Camping should be a fun and relaxing way to experience nature and disconnect from daily stress. However, if you relax too much around a campfire then they can quickly turn dangerous.
That’s why the Mammoth Bound team is here to share the best campfire safety tips for beginners. Read all about them below before visiting Mammoth Lakes or any camping area, and then visit Mammoth Bound for the best deals on activities and gear rentals in Mammoth Lakes!
Always Use Established Fire Rings
One of the best parts of camping in a popular place like Mammoth Lakes is that there are often easily accessible developed campgrounds. Although you’ll likely need a reservation to camp in a developed campground, you also get access to facilities like bathrooms and campgrounds with fire rings by camping there.
A fire ring can be a metal ring with a grate over it or even just several rocks arranged in a circle, but no matter what they look like their purpose is to prevent fire from spreading. Plus, established fire rings are also already safely spaced away from other fuel sources so you don’t have to decide where to build one.

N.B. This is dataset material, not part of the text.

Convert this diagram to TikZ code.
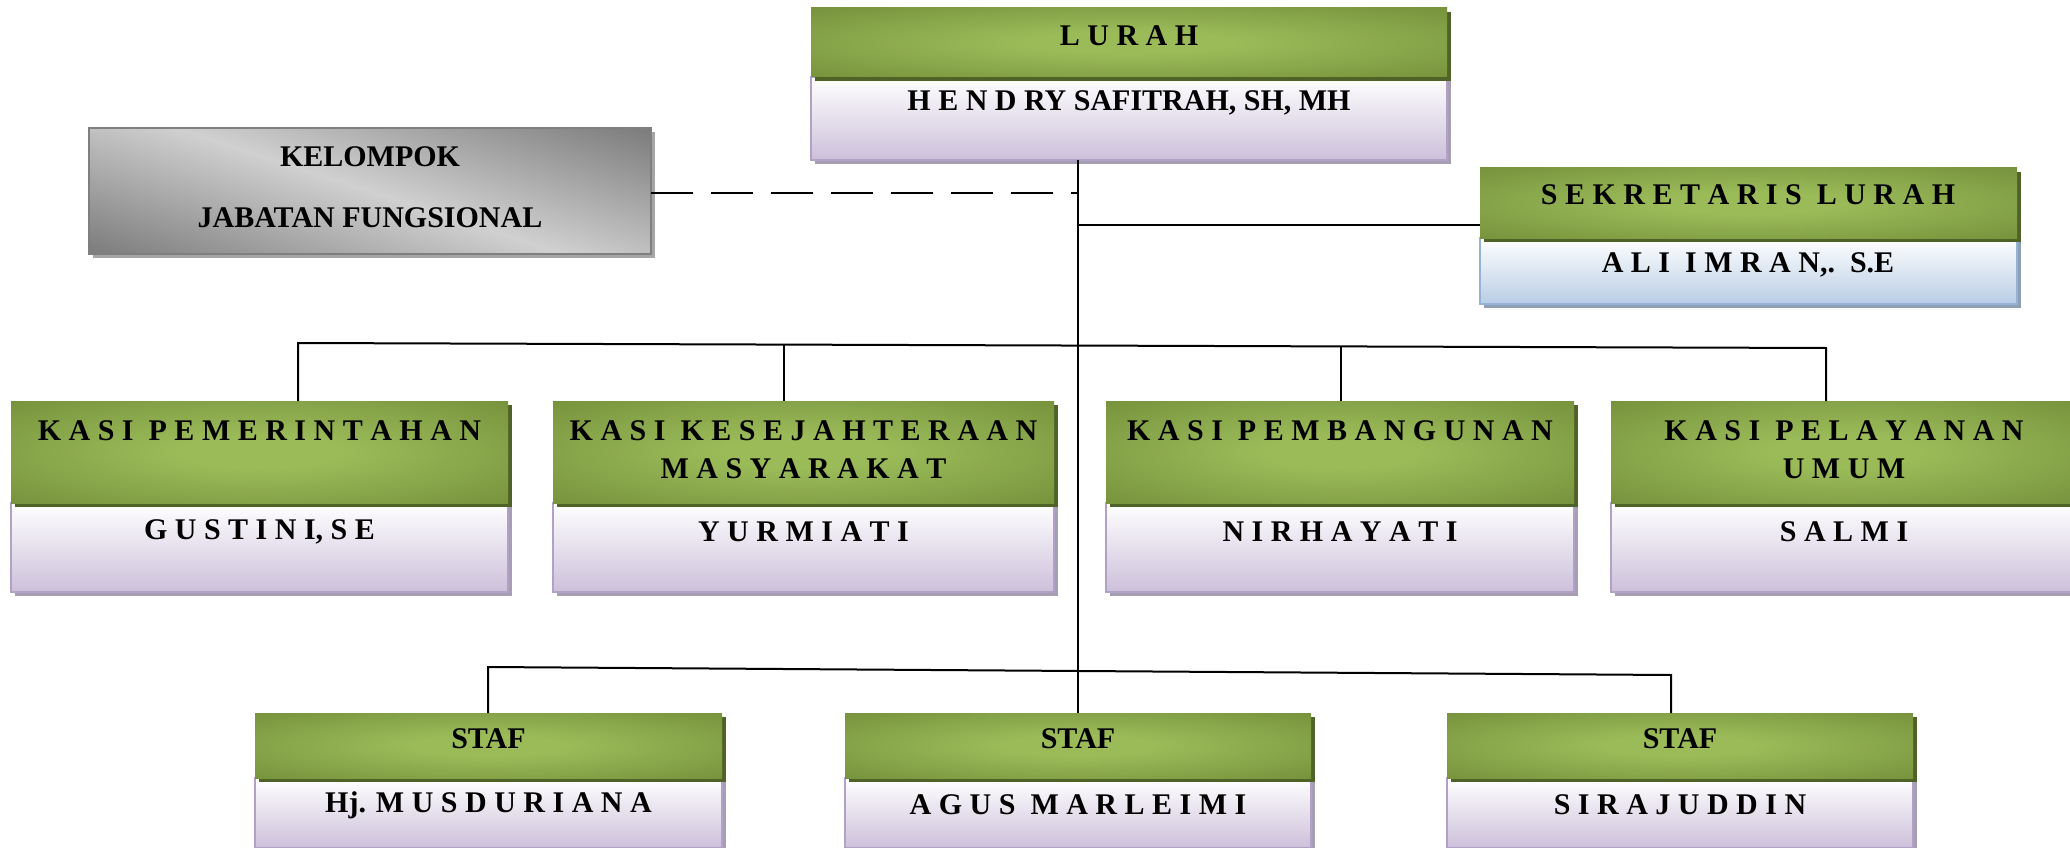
\documentclass[tikz,border=0pt]{standalone}
\usepackage{fontspec}
\setmainfont{Liberation Serif}
\usetikzlibrary{shadows}

\definecolor{oliveDark}{HTML}{76923C}
\definecolor{oliveLight}{HTML}{9BBB59}
\definecolor{oliveShade}{HTML}{4F6228}
\definecolor{lavBot}{HTML}{CCC0DA}
\definecolor{lavEdge}{HTML}{B2A1C7}
\definecolor{lavShade}{HTML}{A69FB3}
\definecolor{skyBot}{HTML}{B9CDE5}
\definecolor{skyEdge}{HTML}{95B3D7}
\definecolor{skyShade}{HTML}{8FA0B5}
\definecolor{greyDark}{HTML}{6A6A6A}
\definecolor{greyLight}{HTML}{D0D0D0}
\definecolor{greyEdge}{HTML}{7F7F7F}
\definecolor{greyShade}{HTML}{A5A5A5}

% wider gap between letter-spaced words
\newcommand{\wordgap}{\hspace{0.5em}}

\pgfdeclareradialshading{olivebulb}{\pgfpoint{0bp}{0bp}}{%
  color(0bp)=(oliveLight); color(8bp)=(oliveLight);
  color(36bp)=(oliveDark); color(50bp)=(oliveDark)}
\pgfdeclareverticalshading{greysweep}{100bp}{%
  color(0bp)=(greyDark); color(12bp)=(greyDark); color(50bp)=(greyLight);
  color(88bp)=(greyDark); color(100bp)=(greyDark)}

\tikzset{
  every node/.style={inner sep=0pt, outer sep=0pt},
  boxbase/.style={rectangle, anchor=north west},
  titlebox/.style={boxbase, shading=olivebulb,
    drop shadow={shadow xshift=4pt, shadow yshift=-4pt, fill=oliveShade, opacity=1}},
  namebox/.style={boxbase, draw=lavEdge, line width=2pt,
    top color=white, bottom color=lavBot,
    drop shadow={shadow xshift=4pt, shadow yshift=-4pt, fill=lavShade, opacity=1}},
  skybox/.style={boxbase, draw=skyEdge, line width=2pt,
    top color=white, bottom color=skyBot,
    drop shadow={shadow xshift=4pt, shadow yshift=-4pt, fill=skyShade, opacity=1}},
  greybox/.style={boxbase, draw=greyEdge, line width=2pt,
    shading=greysweep, shading angle=162,
    drop shadow={shadow xshift=4pt, shadow yshift=-4pt, fill=greyShade, opacity=1}},
  lbl/.style={font=\fontsize{30}{36}\selectfont\bfseries, align=center, text=black},
  link/.style={line width=2pt, black},
  dashlink/.style={link, dash pattern=on 42pt off 18pt},
}

\begin{document}
\begin{tikzpicture}[x=1pt, y=-1pt]
\useasboundingbox (0,0) rectangle (2070,848);

% ---------- boxes: name part first, title part on top ----------
% Lurah
\node[namebox, minimum width=636, minimum height=83] (lurahN) at (811,77) {};
\node[titlebox, minimum width=636, minimum height=69] (lurahT) at (811,8) {};
% Kelompok jabatan fungsional
\node[greybox, minimum width=562, minimum height=126] (kel) at (89,128) {};
% Sekretaris
\node[skybox, minimum width=537, minimum height=66] (sekN) at (1480,238) {};
\node[titlebox, minimum width=537, minimum height=70] (sekT) at (1480,168) {};
% Kepala seksi
\node[namebox, minimum width=497, minimum height=89] (k1n) at (11,503) {};
\node[titlebox, minimum width=497, minimum height=102] (k1t) at (11,401) {};
\node[namebox, minimum width=501, minimum height=89] (k2n) at (553,503) {};
\node[titlebox, minimum width=501, minimum height=102] (k2t) at (553,401) {};
\node[namebox, minimum width=468, minimum height=89] (k3n) at (1106,503) {};
\node[titlebox, minimum width=468, minimum height=102] (k3t) at (1106,401) {};
\node[namebox, minimum width=467, minimum height=89] (k4n) at (1611,503) {};
\node[titlebox, minimum width=467, minimum height=102] (k4t) at (1611,401) {};
% Staf
\node[namebox, minimum width=467, minimum height=70] (s1n) at (255,778) {};
\node[titlebox, minimum width=467, minimum height=65] (s1t) at (255,713) {};
\node[namebox, minimum width=466, minimum height=70] (s2n) at (845,778) {};
\node[titlebox, minimum width=466, minimum height=65] (s2t) at (845,713) {};
\node[namebox, minimum width=466, minimum height=70] (s3n) at (1447,778) {};
\node[titlebox, minimum width=466, minimum height=65] (s3t) at (1447,713) {};

% ---------- texts ----------
\node[lbl] (lurahA) at (1129,36) {L U R A H};
\node[lbl] (lurahB) at (1129,103) {H E N D RY SAFITRAH, SH, MH};
\node[lbl] (kelA) at (370,157) {KELOMPOK};
\node[lbl] (kelB) at (370,218) {JABATAN FUNGSIONAL};
\node[lbl] (sekA) at (1748,195) {S E K R E T A R I S\wordgap L U R A H};
\node[lbl] (sekB) at (1748,265) {A L I\wordgap I M R A N,.\wordgap S.E};

\node[lbl] (k1a) at (259.5,431) {K A S I\wordgap P E M E R I N T A H A N};
\node[lbl] (k1b) at (259.5,532) {G U S T I N I, S E};
\node[lbl] (k2a) at (803.5,431) {K A S I\wordgap K E S E J A H T E R A A N};
\node[lbl] (k2c) at (803.5,469) {M A S Y A R A K A T};
\node[lbl] (k2b) at (803.5,532) {Y U R M I A T I};
\node[lbl] (k3a) at (1340,431) {K A S I\wordgap P E M B A N G U N A N};
\node[lbl] (k3b) at (1340,532) {N I R H A Y A T I};
\node[lbl] (k4a) at (1844,431) {K A S I\wordgap P E L A Y A N A N};
\node[lbl] (k4c) at (1844,469) {U M U M};
\node[lbl] (k4b) at (1844,532) {S A L M I};

\node[lbl] (s1a) at (488.5,739) {STAF};
\node[lbl] (s1b) at (488.5,805) {Hj. M U S D U R I A N A};
\node[lbl] (s2a) at (1078,739) {STAF};
\node[lbl] (s2b) at (1078,805) {A G U S\wordgap M A R L E I M I};
\node[lbl] (s3a) at (1680,739) {STAF};
\node[lbl] (s3b) at (1680,805) {S I R A J U D D I N};

% ---------- connectors ----------
% main trunk from the Lurah down to the middle staff box
\draw[link] (s2t.north) -- (s2t.north |- lurahN.south);
% functional group (dashed)
\coordinate (kelJoin) at (651,193);
\draw[dashlink] (kelJoin -| kel.east) -- (kelJoin -| s2t.north);
% secretary
\coordinate (sekJoin) at (1078,225);
\draw[link] (sekJoin) -- (sekJoin -| sekT.west);
% section heads bus
\coordinate (busA) at (298,343);
\coordinate (busB) at (784,345);
\coordinate (busC) at (1341,346);
\coordinate (busD) at (1826,348);
\draw[link] (busA |- k1t.north) -- (busA) -- (busD) -- (busD |- k4t.north);
\draw[link] (busB) -- (busB |- k2t.north);
\draw[link] (busC) -- (busC |- k3t.north);
% staff bus
\coordinate (stA) at (488,667);
\coordinate (stB) at (1671,675);
\draw[link] (stA |- s1t.north) -- (stA) -- (stB) -- (stB |- s3t.north);
\end{tikzpicture}
\end{document}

The best time to camp often lines up with when there is the highest fire danger, so always use fire rings to keep your campfire where it belongs!
Never Leave a Fire Unattended
It’s easy to relax around a fire, but you can’t leave it alone.

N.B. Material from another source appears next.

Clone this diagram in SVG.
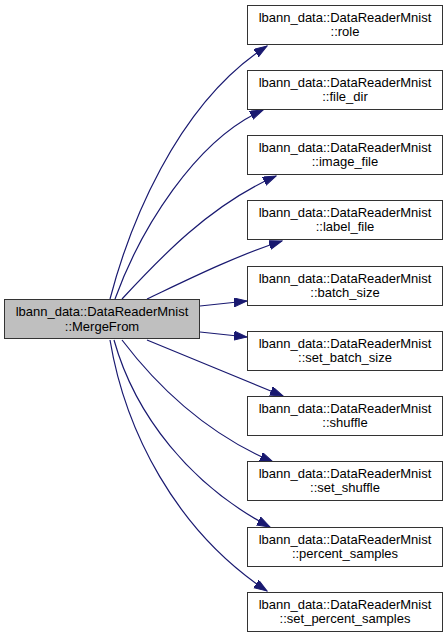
<svg xmlns="http://www.w3.org/2000/svg" width="448" height="639" viewBox="0 0 448 639">
<style>
.box{fill:#ffffff;stroke:#333333;stroke-width:1}
.main{fill:#bfbfbf;stroke:#333333;stroke-width:1}
.t{font-family:"Liberation Sans",Arial,sans-serif;font-size:13px;fill:#000000;text-anchor:middle}
.e{fill:none;stroke:#191970;stroke-width:1.2;marker-end:url(#ah)}
</style>
<defs>
<marker id="ah" markerUnits="userSpaceOnUse" markerWidth="14" markerHeight="10" refX="13" refY="4.5" orient="auto" viewBox="0 0 14 10">
<path d="M0,0 L13,4.5 L0,9 z" fill="#191970" stroke="#191970" stroke-width="1"/>
</marker>
</defs>
<rect width="448" height="639" fill="#ffffff"/>
<g id="edges">
<path class="e" d="M110,299 C128,230 175,105 267,46"/>
<path class="e" d="M115,299 C140,230 195,140 263,110"/>
<path class="e" d="M122,299 C160,258 210,205 276,176"/>
<path class="e" d="M147,299 C185,281 235,256 282,241"/>
<path class="e" d="M200,306 L247,301"/>
<path class="e" d="M200,332 L247,337"/>
<path class="e" d="M147,340 C190,358 240,378 283,396"/>
<path class="e" d="M122,340 C160,390 210,435 273,462"/>
<path class="e" d="M114,340 C135,415 190,485 270,527"/>
<path class="e" d="M110,340 C125,430 175,530 267,591"/>
</g>
<g id="main">
<rect class="main" x="4.5" y="299.5" width="195" height="39"/>
<text class="t" x="102" y="316">lbann_data::DataReaderMnist</text>
<text class="t" x="102" y="330.5">::MergeFrom</text>
</g>
<g id="n_role">
<rect class="box" x="247.5" y="5.5" width="195" height="39"/>
<text class="t" x="345" y="21.5">lbann_data::DataReaderMnist</text>
<text class="t" x="345" y="36">::role</text>
</g>
<g id="n_file_dir">
<rect class="box" x="247.5" y="70.5" width="195" height="39"/>
<text class="t" x="345" y="86.5">lbann_data::DataReaderMnist</text>
<text class="t" x="345" y="101">::file_dir</text>
</g>
<g id="n_image_file">
<rect class="box" x="247.5" y="135.5" width="195" height="39"/>
<text class="t" x="345" y="151.5">lbann_data::DataReaderMnist</text>
<text class="t" x="345" y="166">::image_file</text>
</g>
<g id="n_label_file">
<rect class="box" x="247.5" y="200.5" width="195" height="39"/>
<text class="t" x="345" y="216.5">lbann_data::DataReaderMnist</text>
<text class="t" x="345" y="231">::label_file</text>
</g>
<g id="n_batch_size">
<rect class="box" x="247.5" y="266.5" width="195" height="39"/>
<text class="t" x="345" y="282.5">lbann_data::DataReaderMnist</text>
<text class="t" x="345" y="297">::batch_size</text>
</g>
<g id="n_set_batch_size">
<rect class="box" x="247.5" y="331.5" width="195" height="39"/>
<text class="t" x="345" y="347.5">lbann_data::DataReaderMnist</text>
<text class="t" x="345" y="362">::set_batch_size</text>
</g>
<g id="n_shuffle">
<rect class="box" x="247.5" y="396.5" width="195" height="39"/>
<text class="t" x="345" y="412.5">lbann_data::DataReaderMnist</text>
<text class="t" x="345" y="427">::shuffle</text>
</g>
<g id="n_set_shuffle">
<rect class="box" x="247.5" y="461.5" width="195" height="39"/>
<text class="t" x="345" y="477.5">lbann_data::DataReaderMnist</text>
<text class="t" x="345" y="492">::set_shuffle</text>
</g>
<g id="n_percent_samples">
<rect class="box" x="247.5" y="527.5" width="195" height="39"/>
<text class="t" x="345" y="543.5">lbann_data::DataReaderMnist</text>
<text class="t" x="345" y="558">::percent_samples</text>
</g>
<g id="n_set_percent_samples">
<rect class="box" x="247.5" y="592.5" width="195" height="39"/>
<text class="t" x="345" y="608.5">lbann_data::DataReaderMnist</text>
<text class="t" x="345" y="623">::set_percent_samples</text>
</g>
</svg>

Even with a fire ring there’s still a chance an ember is picked up by the wind and carried to another fuel source or a heavy log could roll out of a rock fire ring.
Campfires are one of the best parts of camping, and most of your best camping memories will be made around them. Don’t leave them unattended and put them out completely before you leave your campsite or go to bed.
Never Leave a Smoking Fire Behind
It can be difficult to tell when your campfire is out. Common sense tells you that if there’s no fire then the fire is out, but like the old saying goes, where there’s smoke there’s fire.
A smoking campfire, even one with just a thin trail of smoke, is still too hot to leave behind. You must smother all your embers, remove all fuel, and then douse the remaining ashes with water to ensure that there is no chance the fire reignites or spreads once you’re gone.
Read Local Fire Restrictions Before Camping
High temperatures and dry weather make for ideal wildfire conditions, and camping in a dry area with a campfire is an easy way to start one.
That’s why it’s important to read up on all fire restrictions for the area you’re camping in and adhere to them. Most developed campsites will have fire restrictions posted around the area and some may even close if the fire danger is too high, but if you’re backpacking or dispersed camping then it is up to you to know the fire rules and follow them.
Don’t Move Firewood
Lastly, local bugs can live in stored firewood, and if you bring firewood from your home to a new environment then you’re bringing the bugs with you.
Keep invasive species out by only using firewood you bought near your campground!